Sunday, December 4, 2016

Abbey Church of Notre Dame Jumieges



The Romanesque period was a period marked by  immense relief , as the world was stunned as it  hadn’t ended at the turn of the millennium (999/1000 AD). After this, a chain of events that would impact the rest of the world would follow: The resurgence of cities and trade, strengthened Papal authority, the emergence of a middle/ merchant class, the peak in feudalism as a political system. Moreover, there was continued growth in monasticism with two prominent orders:
Cistercian ‐ manual labor and self denial,  and most importantly Cluniac ‐ education, music and art.

Located on the bends of the Seine downstream of Rouen, between London and Paris, the abbey was founded in 654 by Saint Philibert, a courtier at the court of king Dagobert 1st, and eventually went on to be one of the most important and ancient monasteries in the western world. The abbey has a very unique feature which consists of two churches of which the most ancient (Saint-Pierre)  shows how the walls of it were destroyed by the Vikings and restored in 942. Destroyed in 841 by the Vikings and again during the Hundred Years War, it was used as a source of dressed stone after the French Revolution.

 
The layout for this  11th century church was based on Carolingian and Ottonian prototypes and dates to the last years of Abbot Thierry and William of Dijon, which were from about 1025–30. However, the  work continued under Abbots Robert II of Champart, who became archbishop of Canterbury and Robert III, abbot from 1059 to 1078.
 
Notre Dame is a three-aisled plan consisting of four square bays in the nave, a projecting transept, a vaulted entrance block  and a projecting porch with a single portal, flanked by towers aligned with the nave aisles; the crossing is square and is marked by large compound piers.
The structure of the main church has a staple feature which are the naves.“The nave, meaning “ship,” symbolized a contained vessel, ferrying souls from damnation to redemption.  The naves are strategically  placed in a way so that the light off of the east wall carries through them to make light present not only on the outer banks of the sanctuary but also in its center.

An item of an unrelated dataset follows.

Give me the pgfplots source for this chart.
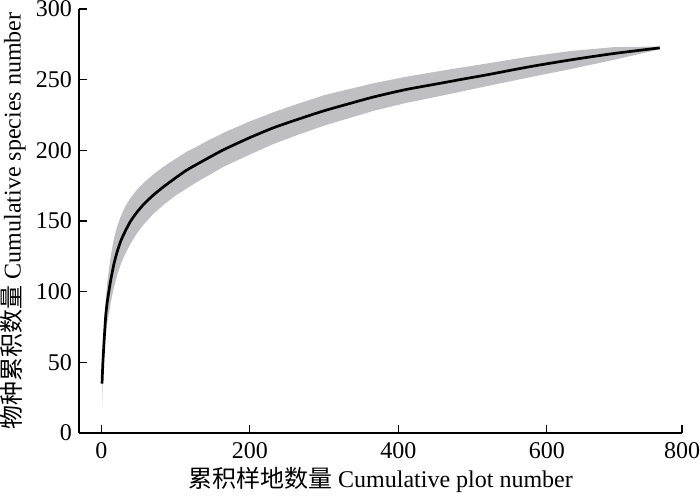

In 1098 AD the abbey at Citeaux was founded, which later lead to the start of the church at Fontenay. The abbey at Citeaux is no longer standing, but the church at Fontenay is a representation of the monks approach to architecture. The arches that were placed in the interior of the main church,  not only have an architectural purpose, but also a spiritual representation.
 The  buildings and cloister were on the south side of the nave; the chapter house, a large double-bay structure with an eastern hemicycle, go back  to the first quarter of the 12th century. Archaeology informs us that most of the early abbots of Jumièges were buried here.
         Apart from other buildings, other important construction included the westwerk, main nave and aisles, original Romanesque chevet with ambulatory and galleried transepts, which contain the earliest example of double-wall construction.

Sources: 
- Conant, Kenneth John. Carolingian and Romanesque Architecture 800 to 1200. Harmondsworth: Penguin, 1959. Print.
Wilkes, Joseph A. Encyclopedia of Architecture: Design, Engineering & Construction. New York U.a.: Wiley, 1989. Print. 


-"Building History | Jumieges, Abbey Church of Notre-Dame | Briefing | Professor Lynn Courtenay | Medieval Architecture." Building History | Jumieges, Abbey Church of Notre-Dame | Briefing | Professor Lynn Courtenay | Medieval Architecture. N.p., n.d. Web. 04 Dec. 2016."